* Record set:
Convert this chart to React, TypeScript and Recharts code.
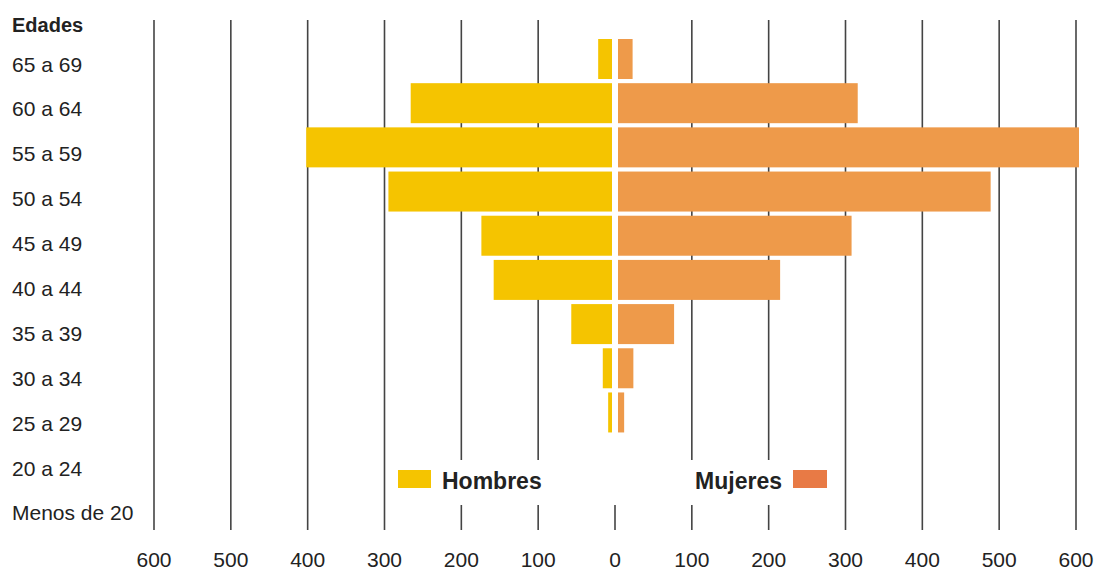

---

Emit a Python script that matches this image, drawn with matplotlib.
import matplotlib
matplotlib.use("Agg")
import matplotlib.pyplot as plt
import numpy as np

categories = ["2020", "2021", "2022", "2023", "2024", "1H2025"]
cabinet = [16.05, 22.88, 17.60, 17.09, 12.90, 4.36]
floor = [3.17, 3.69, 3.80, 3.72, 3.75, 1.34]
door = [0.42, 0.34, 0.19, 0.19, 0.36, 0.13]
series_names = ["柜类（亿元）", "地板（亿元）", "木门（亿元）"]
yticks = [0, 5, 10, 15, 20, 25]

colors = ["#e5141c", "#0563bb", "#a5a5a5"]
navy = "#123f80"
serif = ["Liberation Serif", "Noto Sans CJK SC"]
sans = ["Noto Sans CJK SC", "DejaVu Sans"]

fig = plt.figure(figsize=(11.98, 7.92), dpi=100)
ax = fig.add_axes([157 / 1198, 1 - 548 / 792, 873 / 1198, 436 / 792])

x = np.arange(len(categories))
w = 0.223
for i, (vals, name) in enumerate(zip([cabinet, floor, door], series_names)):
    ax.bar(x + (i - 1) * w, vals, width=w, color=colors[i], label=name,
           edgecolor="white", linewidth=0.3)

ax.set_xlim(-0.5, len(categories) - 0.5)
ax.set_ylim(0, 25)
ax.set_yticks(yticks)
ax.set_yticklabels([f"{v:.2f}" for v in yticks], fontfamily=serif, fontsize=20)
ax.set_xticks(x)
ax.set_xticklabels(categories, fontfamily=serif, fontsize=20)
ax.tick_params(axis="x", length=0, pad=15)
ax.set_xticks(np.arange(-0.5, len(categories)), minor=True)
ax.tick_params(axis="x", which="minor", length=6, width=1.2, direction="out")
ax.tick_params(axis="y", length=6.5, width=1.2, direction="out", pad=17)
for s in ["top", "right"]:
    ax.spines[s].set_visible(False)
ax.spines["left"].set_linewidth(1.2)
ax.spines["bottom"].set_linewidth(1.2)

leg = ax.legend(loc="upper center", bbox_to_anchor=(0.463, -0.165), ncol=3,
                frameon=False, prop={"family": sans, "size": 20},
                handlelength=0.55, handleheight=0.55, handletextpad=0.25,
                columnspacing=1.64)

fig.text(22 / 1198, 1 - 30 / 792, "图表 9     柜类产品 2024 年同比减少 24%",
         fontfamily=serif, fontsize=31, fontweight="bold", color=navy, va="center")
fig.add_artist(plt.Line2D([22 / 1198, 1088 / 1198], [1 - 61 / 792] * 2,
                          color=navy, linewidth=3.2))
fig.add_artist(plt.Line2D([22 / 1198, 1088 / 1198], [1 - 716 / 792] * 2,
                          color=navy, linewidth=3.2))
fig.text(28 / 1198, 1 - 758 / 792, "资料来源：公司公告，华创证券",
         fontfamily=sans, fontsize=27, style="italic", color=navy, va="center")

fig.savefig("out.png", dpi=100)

==

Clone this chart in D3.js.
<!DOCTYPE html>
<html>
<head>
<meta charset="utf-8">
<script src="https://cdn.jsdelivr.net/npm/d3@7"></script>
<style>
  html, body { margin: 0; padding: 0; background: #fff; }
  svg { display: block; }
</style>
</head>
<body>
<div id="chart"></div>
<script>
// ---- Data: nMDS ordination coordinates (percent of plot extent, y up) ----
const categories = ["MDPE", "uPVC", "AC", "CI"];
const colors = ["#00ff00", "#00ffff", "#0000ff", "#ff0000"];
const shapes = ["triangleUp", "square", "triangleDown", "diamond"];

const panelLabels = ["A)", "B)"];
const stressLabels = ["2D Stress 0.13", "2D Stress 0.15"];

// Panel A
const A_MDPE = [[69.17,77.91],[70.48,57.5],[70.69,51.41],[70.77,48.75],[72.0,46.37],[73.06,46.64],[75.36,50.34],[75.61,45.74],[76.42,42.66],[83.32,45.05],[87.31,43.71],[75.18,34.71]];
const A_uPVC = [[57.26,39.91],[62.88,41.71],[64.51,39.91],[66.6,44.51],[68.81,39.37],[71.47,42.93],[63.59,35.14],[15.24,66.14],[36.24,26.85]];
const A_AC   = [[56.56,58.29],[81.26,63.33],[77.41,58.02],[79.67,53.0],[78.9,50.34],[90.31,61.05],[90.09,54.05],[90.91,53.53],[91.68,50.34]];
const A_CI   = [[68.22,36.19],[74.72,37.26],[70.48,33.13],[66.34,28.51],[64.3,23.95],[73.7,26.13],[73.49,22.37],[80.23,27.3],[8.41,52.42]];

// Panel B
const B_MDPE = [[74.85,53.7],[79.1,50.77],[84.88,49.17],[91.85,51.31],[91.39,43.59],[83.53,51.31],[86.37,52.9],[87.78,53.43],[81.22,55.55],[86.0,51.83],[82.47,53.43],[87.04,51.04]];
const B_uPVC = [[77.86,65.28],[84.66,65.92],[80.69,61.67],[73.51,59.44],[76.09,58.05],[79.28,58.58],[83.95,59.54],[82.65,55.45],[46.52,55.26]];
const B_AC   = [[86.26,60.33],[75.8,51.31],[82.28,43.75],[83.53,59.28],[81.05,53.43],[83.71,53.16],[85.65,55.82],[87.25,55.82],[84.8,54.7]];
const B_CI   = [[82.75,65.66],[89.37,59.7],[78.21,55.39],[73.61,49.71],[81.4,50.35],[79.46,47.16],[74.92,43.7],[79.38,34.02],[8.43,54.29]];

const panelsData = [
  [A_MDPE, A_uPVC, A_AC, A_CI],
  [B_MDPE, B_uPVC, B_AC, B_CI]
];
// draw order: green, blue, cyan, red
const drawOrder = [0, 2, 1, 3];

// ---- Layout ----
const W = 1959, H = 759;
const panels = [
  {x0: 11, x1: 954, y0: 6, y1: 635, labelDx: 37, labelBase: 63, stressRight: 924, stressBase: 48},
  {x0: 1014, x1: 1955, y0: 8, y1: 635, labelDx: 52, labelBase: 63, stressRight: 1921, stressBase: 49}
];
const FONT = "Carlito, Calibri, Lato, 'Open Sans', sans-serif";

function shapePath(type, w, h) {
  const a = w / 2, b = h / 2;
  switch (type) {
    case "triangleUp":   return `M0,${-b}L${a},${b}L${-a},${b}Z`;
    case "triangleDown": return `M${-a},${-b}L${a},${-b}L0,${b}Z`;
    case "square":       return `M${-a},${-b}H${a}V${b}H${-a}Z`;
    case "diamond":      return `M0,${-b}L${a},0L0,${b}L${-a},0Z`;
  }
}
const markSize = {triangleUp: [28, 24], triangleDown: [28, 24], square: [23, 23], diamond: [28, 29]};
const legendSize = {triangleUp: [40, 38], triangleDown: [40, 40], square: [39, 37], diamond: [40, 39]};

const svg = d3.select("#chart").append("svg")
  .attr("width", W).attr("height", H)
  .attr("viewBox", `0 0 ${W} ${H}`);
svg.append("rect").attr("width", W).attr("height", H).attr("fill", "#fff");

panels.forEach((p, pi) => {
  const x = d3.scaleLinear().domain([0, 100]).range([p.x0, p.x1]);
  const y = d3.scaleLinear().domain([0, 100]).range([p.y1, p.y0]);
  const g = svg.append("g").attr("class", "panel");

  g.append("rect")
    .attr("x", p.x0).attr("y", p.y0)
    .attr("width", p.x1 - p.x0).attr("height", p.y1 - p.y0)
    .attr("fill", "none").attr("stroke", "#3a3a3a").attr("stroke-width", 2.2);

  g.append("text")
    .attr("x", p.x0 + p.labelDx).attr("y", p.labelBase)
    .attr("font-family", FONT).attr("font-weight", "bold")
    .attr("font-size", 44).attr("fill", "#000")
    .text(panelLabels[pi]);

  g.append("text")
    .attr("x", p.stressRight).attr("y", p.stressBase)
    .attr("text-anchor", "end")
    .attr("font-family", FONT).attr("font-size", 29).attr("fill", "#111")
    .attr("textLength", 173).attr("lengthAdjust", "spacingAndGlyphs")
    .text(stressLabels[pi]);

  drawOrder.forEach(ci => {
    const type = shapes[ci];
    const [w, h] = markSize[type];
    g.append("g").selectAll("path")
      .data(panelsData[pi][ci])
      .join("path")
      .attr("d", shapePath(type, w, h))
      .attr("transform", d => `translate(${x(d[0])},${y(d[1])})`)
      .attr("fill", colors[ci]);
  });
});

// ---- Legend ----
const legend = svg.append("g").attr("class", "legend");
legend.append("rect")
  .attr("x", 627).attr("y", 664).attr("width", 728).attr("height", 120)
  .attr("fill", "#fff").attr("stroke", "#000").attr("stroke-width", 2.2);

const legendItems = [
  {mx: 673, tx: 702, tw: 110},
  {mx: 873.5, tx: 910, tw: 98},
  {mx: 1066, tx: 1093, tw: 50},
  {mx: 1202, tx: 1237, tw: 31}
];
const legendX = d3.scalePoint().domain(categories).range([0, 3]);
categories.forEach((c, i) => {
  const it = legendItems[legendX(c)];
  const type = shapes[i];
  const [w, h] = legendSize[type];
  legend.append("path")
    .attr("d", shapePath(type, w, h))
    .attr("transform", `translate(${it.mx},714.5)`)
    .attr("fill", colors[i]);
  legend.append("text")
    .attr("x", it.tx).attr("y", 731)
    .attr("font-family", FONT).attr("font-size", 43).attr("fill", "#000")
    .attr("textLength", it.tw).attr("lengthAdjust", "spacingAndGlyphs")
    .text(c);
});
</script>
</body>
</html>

* The exercise: Output exactly those lines that lie from the line with "Emit a Python" through the line with "yticks = [0, 5, 10, 15, 20, 25]", with both of those lines included.

* Response for this exercise:
Emit a Python script that matches this image, drawn with matplotlib.
import matplotlib
matplotlib.use("Agg")
import matplotlib.pyplot as plt
import numpy as np

categories = ["2020", "2021", "2022", "2023", "2024", "1H2025"]
cabinet = [16.05, 22.88, 17.60, 17.09, 12.90, 4.36]
floor = [3.17, 3.69, 3.80, 3.72, 3.75, 1.34]
door = [0.42, 0.34, 0.19, 0.19, 0.36, 0.13]
series_names = ["柜类（亿元）", "地板（亿元）", "木门（亿元）"]
yticks = [0, 5, 10, 15, 20, 25]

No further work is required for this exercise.